It happens to every married couple to a lesser or greater degree. One day you look across the table at your spouse (or at the place your spouse should be, but isn’t) and you realize “the love is gone.”
Maybe you started out by being swept off your feet; maybe you started out slow and steady. In either case, you find yourself disillusioned. You might say, “We’re leading separate lives,” or, “I don’t know you anymore,” or, “I love you, I guess, but I no longer like you.”
Ouch. What do you do then? You should absolutely go to counseling. But here are five additional things to do.
First, thank God for your disillusionment.
We tend to think being “disillusioned” is a bad thing. It’s not. Think about the word: It means removing an illusion, a mistake, a lie about who someone or something was and seeing the real thing at last.
This is exactly what the spiritual masters see as a natural part of maturing and going deeper in the spiritual life. You start out loving your idea of God; you end up having to learn to love the real God. You start out loving your idea of your spouse. In the end you have to love your real spouse.
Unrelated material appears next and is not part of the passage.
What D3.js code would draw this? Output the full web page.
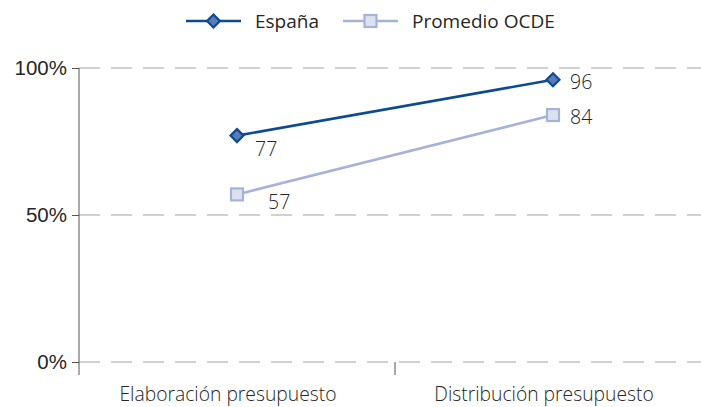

Second, give yourself to your vow.
The Catechism acknowledges that “It can seem difficult, even impossible, to bind oneself for life to another human being.” The answer is in the sacramental grace of marriage, which means “Christ dwells with them, gives them the strength to take up their crosses and so follow him, to rise again after they have fallen, to forgive one another, to bear one another’s burdens.”
So the first place to look for strength is the sacrament, which guarantees grace to you. Start by asking Jesus to help you fulfill your vows. Pray: “Jesus, I, took (name) to be my (wife, husband). I promised to be faithful in good times and in bad, in sickness and in health, to love (name) and to honor (name) all the days of my life. Give me the grace to say ‘I do’ each day.”
Your vow is the rock you can stand on. Live it faithfully, despite your feelings, and it will hold you up.
Third, “strengthen the things that remain.”
In the Book of Revelation, Jesus gives advice to several Churches. The one in Sardis has the reputation of looking alive while actually being dead — like your marriage. His advice, “strengthen what is left,” is great advice for a marriage, too.
What’s left of your marriage? Live that to the full. Devotion to the children? Then thank your spouse for what they do and offer to help. Marital intimacy? Then live that in a more self-giving, other-centered way. Maybe a tiny shared interest in politics, or sports, or music, or hiking? Build a date around an enjoyment of that.
On that date, follow Jesus’ advice to the Church in Ephesus, which had lost its “first love,” and remind yourself and your spouse about all the reasons you fell in love in the first place.
Fourth, pray with your spouse (or in place of your spouse).
I wrote before about how my own marriage was turned around by praying together. In our case, we did Evening Prayer from the Liturgy of the Hours together, but added our own petitions at the end. You could do the same with the Rosary or a chaplet or at mealtime. Hearing what the other was praying for was eye opening. It destroyed the false narratives each of us had built about the other.
But what if your spouse won’t pray with you? Then pray for your spouse and, perhaps, in place of your spouse. Say, “Lord Jesus, you made (name) and me one flesh but only I am able to pray to you now. As I pray today, please consider (name) to be here. I pray on (his, her) behalf.”
Fifth, discover the cross.
Mystic saints call it “the dark night of the soul.” Marathon runners call it “hitting a wall.” Successful entrepreneurs call it “grinding it out.” At some point, you hit a point in your life where you feel like you are trying to drag a train uphill and you can only keep going through sheer willpower.
That is the cross, and no one can avoid it.
By carrying the cross and continuing the struggle, you will discover that there, once all the illusions have dissipated, you find the bedrock of reality which is Jesus Christ’s humility and obedience — on the other side of which is resurrection and joy.